Un’analisi globale sui dati del Global Burden of Disease, pubblicata sulla rivista Frontiers in Public Health, ha squarciato il velo su una realtà a lungo ignorata: la “crisi silenziosa” dell’autismo nell’età adulta. I numeri sono impressionanti: tra il 1990 e il 2021, il numero globale di persone con un Disturbo dello Spettro Autistico (DSA) nella fascia d’età 15-39 anni è balzato da 17,52 milioni a 24,13 milioni. Un aumento legato in parte alla crescita demografica e a una migliore capacità diagnostica che impone una riflessione sull’inadeguatezza dei supporti destinati a questa popolazione. Questo è uno dei temi cruciali affrontati dal 50° congresso nazionale della Società Italiana di Psichiatria (SIP), svoltosi a Bari a inizio novembre.
“L’autismo non riguarda solo l’infanzia, ma è una condizione che accompagna l’individuo per tutta la vita”, spiega Liliana Dell’Osso, presidente SIP, ordinario di psichiatria all’Università di Pisa. “I bambini autistici diventano adulti e spesso la condizione resta invisibile fino all’età adulta per emergere solo di fronte a situazioni stressanti o cambiamenti importanti e questo ostacola il processo diagnostico e la presa in carico” dell’adulto con l’autismo”, aggiunge il presidente uscente SIP, Emi Bondi, direttore del DSM dell’Ospedale Papa Giovanni XXIII di Bergamo.

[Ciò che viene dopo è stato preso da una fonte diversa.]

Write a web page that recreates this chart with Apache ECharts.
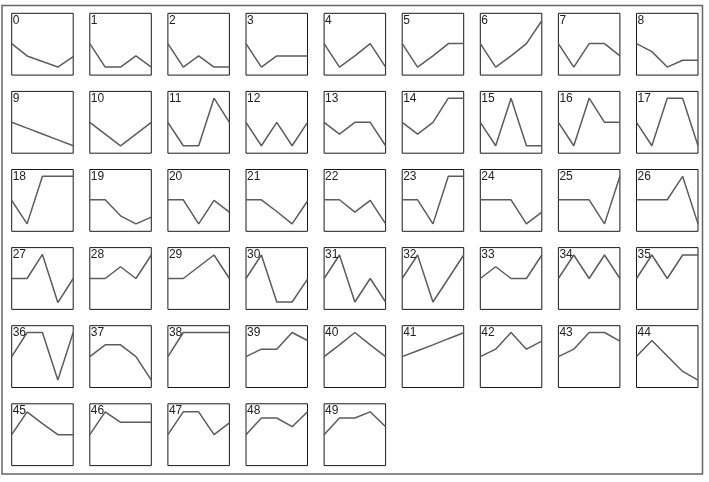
<!DOCTYPE html>
<html>
<head>
<meta charset="utf-8">
<script src="https://cdn.jsdelivr.net/npm/echarts@6/dist/echarts.min.js"></script>
<style>
  html, body { margin: 0; padding: 0; background: #fff; }
  #main { width: 709px; height: 482px; }
</style>
</head>
<body>
<div id="main"></div>
<script>
// x positions (five steps per panel)
const xCategories = ['0', '1', '2', '3', '4'];

// values per panel (scale 0..100 of the panel height)
const row1Values = [
  [51, 31, 22, 13, 30],
  [51, 13, 13, 31, 13],
  [51, 13, 31, 13, 13],
  [51, 13, 31, 31, 31],
  [51, 13, 31, 51, 13],
  [51, 13, 31, 51, 51],
  [51, 13, 31, 51, 88],
  [51, 13, 51, 51, 31],
  [51, 38, 13, 24, 24]
];
const row2Values = [
  [50, 40.5, 31, 21.5, 12],
  [50, 31, 12, 31, 50],
  [50, 12, 12, 89, 50],
  [50, 12, 50, 12, 50],
  [50, 31, 50, 50, 12],
  [50, 31, 50, 89, 89],
  [50, 12, 89, 12, 12],
  [50, 12, 89, 50, 50],
  [50, 12, 89, 89, 12]
];
const row3Values = [
  [50, 12, 89, 89, 89],
  [51, 51, 25, 12, 23],
  [51, 51, 12, 50, 31],
  [51, 51, 32, 12, 49],
  [51, 51, 31, 50, 12],
  [51, 51, 12, 89, 89],
  [51, 51, 51, 12, 31],
  [51, 51, 51, 12, 89],
  [51, 51, 51, 89, 12]
];
const row4Values = [
  [50, 50, 89, 11, 50],
  [50, 50, 69, 50, 88],
  [50, 50, 69, 88, 50],
  [50, 88, 12, 12, 49],
  [50, 88, 12, 50, 12],
  [50, 88, 12, 50, 88],
  [50, 69, 50, 50, 88],
  [50, 88, 50, 88, 50],
  [50, 88, 50, 88, 88]
];
const row5Values = [
  [50, 89, 89, 12, 89],
  [50, 69, 69, 50, 12],
  [50, 89, 89, 89, 89],
  [50, 62, 62, 89, 76],
  [50, 69, 89, 69, 50],
  [50, 59.5, 69, 79, 88.5],
  [50, 62, 89, 62, 75],
  [50, 62, 89, 89, 75],
  [50, 76, 51, 26, 12]
];
const row6Values = [
  [50, 87, 68, 50, 50],
  [50, 87, 70, 70, 70],
  [50, 87, 87, 50, 69],
  [50, 77, 77, 63, 87],
  [50, 77, 77, 87, 63]
];

const panelValues = [].concat(row1Values, row2Values, row3Values, row4Values, row5Values, row6Values);
const panelLabels = panelValues.map((_, i) => String(i));

// layout
const COLS = 9;
const LEFT0 = 11.7, TOP0 = 13.3, STEP_X = 78.1, STEP_Y = 78.1, W = 61.5, H = 61.8;

const grids = [], xAxes = [], yAxes = [], series = [], titles = [];
panelValues.forEach((vals, i) => {
  const c = i % COLS, r = Math.floor(i / COLS);
  const left = LEFT0 + c * STEP_X, top = TOP0 + r * STEP_Y;
  grids.push({
    show: true, left: left, top: top, width: W, height: H,
    borderColor: '#1a1a1a', borderWidth: 1, backgroundColor: 'transparent'
  });
  xAxes.push({ type: 'category', gridIndex: i, data: xCategories, boundaryGap: false, show: false });
  yAxes.push({ type: 'value', gridIndex: i, min: 0, max: 100, show: false });
  series.push({
    type: 'line', xAxisIndex: i, yAxisIndex: i, data: vals,
    symbol: 'none', silent: true, animation: false,
    lineStyle: { color: '#5c5c5c', width: 1.5 }
  });
  titles.push({
    text: panelLabels[i], left: left + 1, top: top + 1, padding: 0,
    textStyle: { fontSize: 12, fontWeight: 'normal', color: '#222', fontFamily: 'Liberation Sans, Arial, sans-serif' }
  });
});

const chart = echarts.init(document.getElementById('main'), null, { renderer: 'canvas' });
chart.setOption({
  animation: false,
  backgroundColor: '#fff',
  title: titles,
  grid: grids,
  xAxis: xAxes,
  yAxis: yAxes,
  series: series,
  graphic: [{
    type: 'rect', silent: true, z: -1,
    shape: { x: 2, y: 5.5, width: 700.5, height: 468.5 },
    style: { fill: 'none', stroke: '#666', lineWidth: 1.5 }
  }]
});
</script>
</body>
</html>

I dati del nuovo studio evidenziano criticità specie nel gruppo 30- 39 anni, che ha registrato l’incremento più netto della disabilità (+56%). In Italia, si stima che le persone nello spettro autistico siano circa l’1% della popolazione, circa 500.000 individui, ma non si sa quanti siano gli adulti. “Le stime ufficiali indicano che in Italia ci siano 1.214 centri per la diagnosi e la presa in carico, ma solo 648 offrono prestazioni anche per l’età adulta – sottolinea afferma Antonio Vita, vicepresidente SIP, ordinario di Psichiatria all’Università di Brescia -. Per questo è fondamentale adottare un approccio che abbracci il problema per l’intero ciclo di vita di questi pazienti”.